What is the name of the piece that you have in Grabbed?
The Man with the Violin Case
What was the inspiration for your piece? What compelled you to write it?
I’ve never forgotten the real-life experience that inspired my story. It has haunted me to the present day. Sometimes you carry experiences like that your whole life, not knowing if they’re worth telling, let alone writing them down. Somehow it felt right to share the story now in the hope that it would be meaningful in the context of our anthology.
What compelled you to submit your work for this anthology? Was it a difficult decision?
I believe in the importance of this anthology and knew that all of you amazing editors (Richard, Cary, Nikki, and Elisa) would create a powerful and necessary book. I admit that I was initially concerned that my story wouldn’t fit the mold of a sexual harassment story, since in the end “nothing” really happened, meaning I wasn’t physically touched or molested or “grabbed.” But as I wrote, I realized that the story is relevant in exploring how harassment can take on numerous forms and that creating fear and terror in a woman’s mind is another way to cause harm and make her feel vulnerable and unsafe.
Why did you choose this particular form or genre for this piece?
I decided to write the piece as a mini-memoir essay. I’ve always loved the genre of the personal essay and in this one I blended in elements of an extended panic attack, so the temporality of the story takes place in one very intense moment but also moves back and forth in time to a childhood in Cuba and the present tense of a young woman coming uneasily of age in New York.
Can you speak to the evolution of writing your piece? How long did it take you to write this piece, including revision?
I think it took about two to three months, between the very first version and then the revisions. I was fortunate to have Nikki as my editor. She asked me sharp questions that pushed me to go deeper into the emotions I felt at the time and the emotions that the memory of the encounter still provokes in me.
As a writer, do you feel obliged to share difficult experiences? Why?
I can’t say I always share difficult experiences on the page, but I often do. I think as writers we are like archaeologists, excavating our emotional history, digging up the many layers of the past and the present, and seeing how all of that comes together in ways we can’t always articulate until we sit down to write our stories.

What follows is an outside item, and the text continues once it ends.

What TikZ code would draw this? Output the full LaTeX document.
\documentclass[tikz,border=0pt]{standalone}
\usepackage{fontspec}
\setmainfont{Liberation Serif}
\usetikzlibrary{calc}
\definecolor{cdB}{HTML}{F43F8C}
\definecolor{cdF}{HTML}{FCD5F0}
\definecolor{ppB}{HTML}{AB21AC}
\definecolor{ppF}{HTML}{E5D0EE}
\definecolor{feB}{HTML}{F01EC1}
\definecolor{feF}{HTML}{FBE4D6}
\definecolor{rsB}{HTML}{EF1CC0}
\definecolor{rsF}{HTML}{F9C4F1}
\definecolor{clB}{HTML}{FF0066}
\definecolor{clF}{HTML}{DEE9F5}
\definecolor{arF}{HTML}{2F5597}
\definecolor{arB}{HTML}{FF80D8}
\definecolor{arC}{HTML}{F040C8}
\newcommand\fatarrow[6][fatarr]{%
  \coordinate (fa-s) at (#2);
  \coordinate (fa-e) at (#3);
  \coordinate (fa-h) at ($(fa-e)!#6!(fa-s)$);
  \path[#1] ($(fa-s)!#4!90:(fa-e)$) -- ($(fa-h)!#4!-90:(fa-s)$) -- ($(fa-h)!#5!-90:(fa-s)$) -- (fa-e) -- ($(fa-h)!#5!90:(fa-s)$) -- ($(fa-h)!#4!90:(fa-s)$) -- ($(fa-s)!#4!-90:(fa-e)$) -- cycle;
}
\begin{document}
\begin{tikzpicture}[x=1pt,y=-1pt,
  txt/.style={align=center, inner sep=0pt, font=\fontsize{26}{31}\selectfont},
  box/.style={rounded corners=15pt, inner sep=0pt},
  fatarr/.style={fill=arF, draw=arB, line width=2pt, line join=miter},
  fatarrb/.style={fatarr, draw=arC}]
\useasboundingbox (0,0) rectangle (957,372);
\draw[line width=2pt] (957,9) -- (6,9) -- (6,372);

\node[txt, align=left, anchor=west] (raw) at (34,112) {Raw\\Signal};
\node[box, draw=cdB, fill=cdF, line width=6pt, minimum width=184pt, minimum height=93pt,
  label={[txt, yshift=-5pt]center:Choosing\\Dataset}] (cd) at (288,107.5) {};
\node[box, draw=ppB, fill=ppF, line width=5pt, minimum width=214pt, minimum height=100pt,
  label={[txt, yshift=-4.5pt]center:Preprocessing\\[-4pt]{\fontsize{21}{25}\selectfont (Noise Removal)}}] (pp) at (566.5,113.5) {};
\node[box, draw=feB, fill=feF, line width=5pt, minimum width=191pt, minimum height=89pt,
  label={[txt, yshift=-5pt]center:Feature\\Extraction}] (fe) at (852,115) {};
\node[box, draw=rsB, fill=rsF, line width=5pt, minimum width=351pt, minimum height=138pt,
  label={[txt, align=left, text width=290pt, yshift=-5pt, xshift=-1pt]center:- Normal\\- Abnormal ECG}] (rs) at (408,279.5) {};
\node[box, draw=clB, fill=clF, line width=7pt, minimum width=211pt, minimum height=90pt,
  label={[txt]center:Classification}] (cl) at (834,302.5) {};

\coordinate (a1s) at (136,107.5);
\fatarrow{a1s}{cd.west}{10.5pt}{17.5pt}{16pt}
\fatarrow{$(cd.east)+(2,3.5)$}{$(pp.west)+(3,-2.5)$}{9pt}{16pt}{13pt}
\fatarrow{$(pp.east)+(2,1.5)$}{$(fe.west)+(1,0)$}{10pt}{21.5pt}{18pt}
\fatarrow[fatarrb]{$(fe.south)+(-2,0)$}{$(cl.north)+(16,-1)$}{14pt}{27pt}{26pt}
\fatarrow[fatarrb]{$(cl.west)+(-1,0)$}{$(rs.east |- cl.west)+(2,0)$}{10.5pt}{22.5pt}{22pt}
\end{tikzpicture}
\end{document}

We find broken pieces, fragments, of our lives that we’ve carried around and then when we write we try to recreate the context in which those pieces, fragments, were once whole so we can understand better what wounded us and what we need to do to heal.
What do you feel the impact of the #MeToo movement has been on your work, if any?

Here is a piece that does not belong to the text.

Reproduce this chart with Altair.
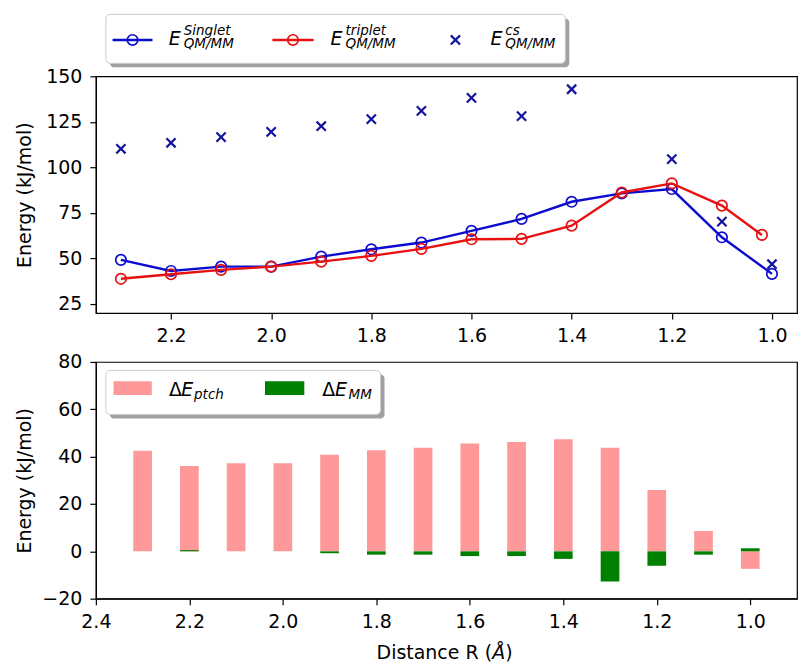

I have been a feminist ethnographer for many years and involved in bringing attention to the work of women anthropologists who have been erased from the canon. Throughout my writing life, I’ve turned to women writers, especially Latina writers, for models of how to be a strong woman in a man’s world. The #MeToo movement has emboldened all of us who have been on these quests to continue, to speak up more, and not be afraid.
What would you say to another writer who has been uncomfortable or silent about their experience? How can they begin to share their experiences?
The first step is to share their experience at the kitchen table with a trusted friend, or over the phone or Facetime, if that’s not possible. I think many stories begin as a confidence shared with someone who will listen and keep your secret, if that’s what you want. Having told the story and given it breath, you can then work to make it come alive on the page.
How can a publication such as Grabbed help to empower or heal readers?
If a reader can see themselves reflected in even one story in Grabbed, that is an important way to begin the healing process. And if there are several stories readers can identify with, then there are many ways to be empowered and to heal holistically.
Ruth Behar was born in Havana, grew up in New York, and has also lived in Spain and Mexico and returned to Cuba often. She is an acclaimed writer of poetry, memoir, children’s fiction, and travel books that explore her return journeys to Cuba and her search for home. She is the author of An Island Called Home: Returning to Jewish Cuba and Traveling Heavy: A Memoir in Between Journeys. Her poems are collected in a bilingual edition, Everything I Kept/Todo lo que guardé, and her documentary, Adio Kerida: A Cuban Sephardic Journey,is distributed through Women Make Movies. She won the Pura Belpré Author Award for her debut middle-grade novel, Lucky Broken Girl, which explores her experience growing up Cuban-American while confined to a body cast. Her new middle-grade novel, Letters from Cuba, a work of historical fiction, is inspired by her maternal grandmother’s escape from Poland to Cuba on the eve of WWII. Ruth was the first Latina to win a MacArthur “Genius” Grant. Other honors include a John Simon Guggenheim Fellowship and being named a “Great Immigrant” by the Carnegie Corporation. She teaches anthropology at the University of Michigan and lives in Ann Arbor.